Twenty five years working with the California courts left me confused at times, but not about the difference between being homeless and being destitute.
My perception of this is clearly different from yours and may originate from a having a different take on it, based upon what I saw during my career years.
Most of the homeless I ran across in those years were what you might call the “traditional” homeless most are familiar with: (often dysfunctional) people who are (and sometimes elect to be) homeless due to their lack of job, social or intellectual skills. Some had been homeless for many years and were long out of the job market - if they were ever working at all. Think “city panhandler.” Few of these folk have either ID or DL.
There was a second variety of homeless who were mostly middle class or working class people, rendered economically homeless due to financial hardship, job loss, layoff, spousal abuse, etc - families with children often fell victim to this. They often ended up in public family shelters, at least for a while. Many already had ID’s or DL.
A third variety of homeless was single middle class or working people, mostly men, who had lost their jobs and had no emergency place to live, other than on the streets. Again, mostly with ID or DL prior to their financial reversal.
Some of these homeless middle class and working people, at some point ended up living in their cars, if they happened to own one before their financial misfortune happened. Clearly the adults had a DL most of the time.
What I defined as “destitute”, which you may disagree with or not, were people as yet not homeless, but without much day-to-day cash due to low, or no, income. These people sometimes owned their homes or were living in places where they were allowed to stay for free or very little cost. These people were often well into adulthood and were sometimes elderly people: couples and some families as well as a few single people made up this category. Most of them were former workers or middle class folks and often had cars, though not always, and generally could provide an ID or DL.
So my point is, what category was the OP describing? Answer: the OP’s question was about homeless people. My response is based upon what I’ve seen the homeless community to be mostly about.

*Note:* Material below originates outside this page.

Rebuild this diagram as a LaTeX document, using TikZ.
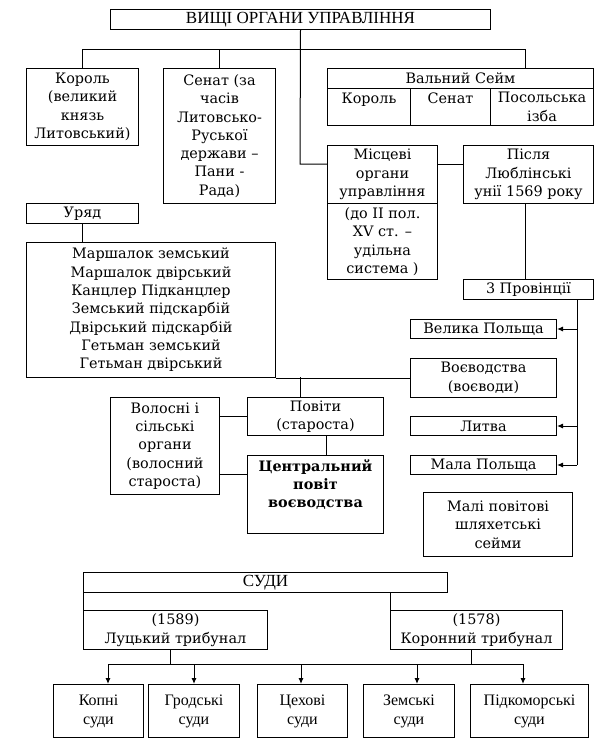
\documentclass[tikz,border=0pt]{standalone}
\usepackage{fontspec}
\setmainfont{DejaVu Serif}
\newfontfamily\timesfont{Liberation Serif}
\usetikzlibrary{arrows.meta}

\begin{document}
\begin{tikzpicture}[x=1pt, y=-1pt,
    box/.style={draw, line width=1pt, anchor=north west, align=center, inner sep=1pt,
        font=\fontsize{14.4pt}{18.3pt}\selectfont},
    headbox/.style={box, font=\timesfont\fontsize{17pt}{20pt}\selectfont},
    courtbox/.style={box, font=\timesfont\fontsize{16pt}{19pt}\selectfont},
    link/.style={line width=1pt},
    arr/.style={link, -{Latex[length=6pt, width=5pt]}}]
\useasboundingbox (0,0) rectangle (600,750);

% Higher bodies
\node[headbox, minimum width=380, minimum height=20] (top) at (110,9) {ВИЩІ ОРГАНИ УПРАВЛІННЯ};
\node[box, minimum width=112, minimum height=77] (korol) at (26,68) {Король\\(великий\\князь\\Литовський)};
\node[box, minimum width=112, minimum height=135] (senat) at (163,68) {Сенат (за\\часів\\Литовсько-\\Руської\\держави –\\Пани -\\Рада)};
\node[box, minimum width=266, minimum height=20] (seim) at (327,68) {Вальний Сейм};
\node[box, minimum width=83, minimum height=37, text depth=17pt] (seimk) at (327,88) {Король};
\node[box, minimum width=80, minimum height=37, text depth=17pt] (seims) at (410,88) {Сенат};
\node[box, minimum width=103, minimum height=37] (seimp) at (490,88) {Посольська\\ізба};

% Local bodies
\node[box, minimum width=110, minimum height=58] (misc) at (327,145) {Місцеві\\органи\\управління};
\node[box, minimum width=110, minimum height=76] (miscdo) at (327,203) {(до II пол.\\XV ст. –\\удільна\\система )};
\node[box, minimum width=130, minimum height=58] (pislia) at (463,145) {Після\\Люблінські\\унії 1569 року};
\node[box, minimum width=130, minimum height=20] (prov) at (463,279) {3 Провінції};
\node[box, minimum width=146, minimum height=19] (velyka) at (410,319) {Велика Польща};
\node[box, minimum width=146, minimum height=39] (voiev) at (410,358) {Воєводства\\(воєводи)};
\node[box, minimum width=146, minimum height=19] (lytva) at (410,416) {Литва};
\node[box, minimum width=146, minimum height=19] (mala) at (410,455) {Мала Польща};
\node[box, minimum width=149, minimum height=64] (sejmyky) at (423,492) {Малі повітові\\шляхетські\\сейми};

% Government
\node[box, minimum width=112, minimum height=20] (uriad) at (26,203) {Уряд};
\node[box, minimum width=249, minimum height=135] (posady) at (26,242) {Маршалок земський\\Маршалок двірський\\Канцлер Підканцлер\\Земський підскарбій\\Двірський підскарбій\\Гетьман земський\\Гетьман двірський};
\node[box, minimum width=109, minimum height=97] (volosni) at (110,397) {Волосні і\\сільські\\органи\\(волосний\\староста)};
\node[box, minimum width=136, minimum height=38] (povity) at (247,397) {Повіти\\(староста)};
\node[box, minimum width=136, minimum height=78, text depth=22pt, font=\bfseries\fontsize{14.4pt}{18.3pt}\selectfont] (centr) at (247,455) {Центральний\\повіт\\воєводства};

% Courts
\node[headbox, minimum width=364, minimum height=20] (sudy) at (83,572) {СУДИ};
\node[box, minimum width=184, minimum height=39] (lutsk) at (83,610) {(1589)\\Луцький трибунал};
\node[box, minimum width=172, minimum height=39] (koron) at (390,610) {(1578)\\Коронний трибунал};
\node[courtbox, minimum width=90, minimum height=53] (kopni) at (53,684) {Копні\\суди};
\node[courtbox, minimum width=91, minimum height=53] (grod) at (148,684) {Гродські\\суди};
\node[courtbox, minimum width=90, minimum height=53] (tsekh) at (257,684) {Цехові\\суди};
\node[courtbox, minimum width=91, minimum height=53] (zem) at (363,684) {Земські\\суди};
\node[courtbox, minimum width=118, minimum height=53] (pidkom) at (470,684) {Підкоморські\\суди};

% Connectors of the higher bodies
\coordinate (bus) at (300,49);
\coordinate (seimdrop) at (525,49);
\coordinate (turn) at (300,164);
\draw[link] (top.south) -- (turn) -- (misc.west |- turn);
\draw[link] (korol.north) |- (seimdrop) -- (seimdrop |- seim.north);
\draw[link] (senat.north) -- (senat.north |- bus);
\draw[link] (misc.east |- turn) -- (pislia.west |- turn);
\draw[link] (pislia.south -| seimdrop) -- (prov.north -| seimdrop);

% Arrows to the provinces
\coordinate (pv) at (577,299);
\draw[link] (pv) -- (pv |- mala.east);
\foreach \n in {velyka, lytva, mala}
    \draw[arr] (pv |- \n.east) -- (\n.east);

% Government and districts
\coordinate (pdrop) at (300,377);
\draw[link] (uriad.south) -- (uriad.south |- posady.north);
\draw[link] (posady.south east) -- (voiev.west);
\draw[link] (pdrop) -- (pdrop |- povity.north);
\draw[link] (326,435) -- (326,455);
\draw[link] (volosni.east |- 0,416) -- (povity.west |- 0,416);
\draw[link] (volosni.east |- 0,474) -- (centr.west |- 0,474);

% Courts
\coordinate (cbus) at (108,664);
\draw[link] (sudy.south west) -- (lutsk.north west);
\draw[link] (sudy.south -| koron.north west) -- (koron.north west);
\draw[link] (lutsk.south -| 170,0) -- (170,664);
\draw[link] (koron.south -| 471,0) -- (471,664);
\draw[link] (cbus) -- (523,664);
\foreach \n/\x in {kopni/108, grod/194, tsekh/301, zem/417, pidkom/523}
    \draw[arr] (\x,664) -- (\n.north -| \x,0);
\end{tikzpicture}
\end{document}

Of the homeless I’m familiar with, most of the homeless that might not yet have a license were either in the first category (“traditional homeless”) or were children of the second category (unemployed middle/working class families), who were as yet unlicensed but now of the age where they could apply to have one.
I’ve seen no hard figures to support this, but my best estimate is that the “traditional homeless” people out there, well outnumber the “grown children of homeless families” category…at least they did when I was working (1972-84 and 1994-2008) in a field that gave me some contact with these communities. Given those probable numbers, I figured that the OP was as much talking about the need for ID for the chronically homeless, as he might have been talking about getting drivers licenses for the relatively fewer middle/working class homeless.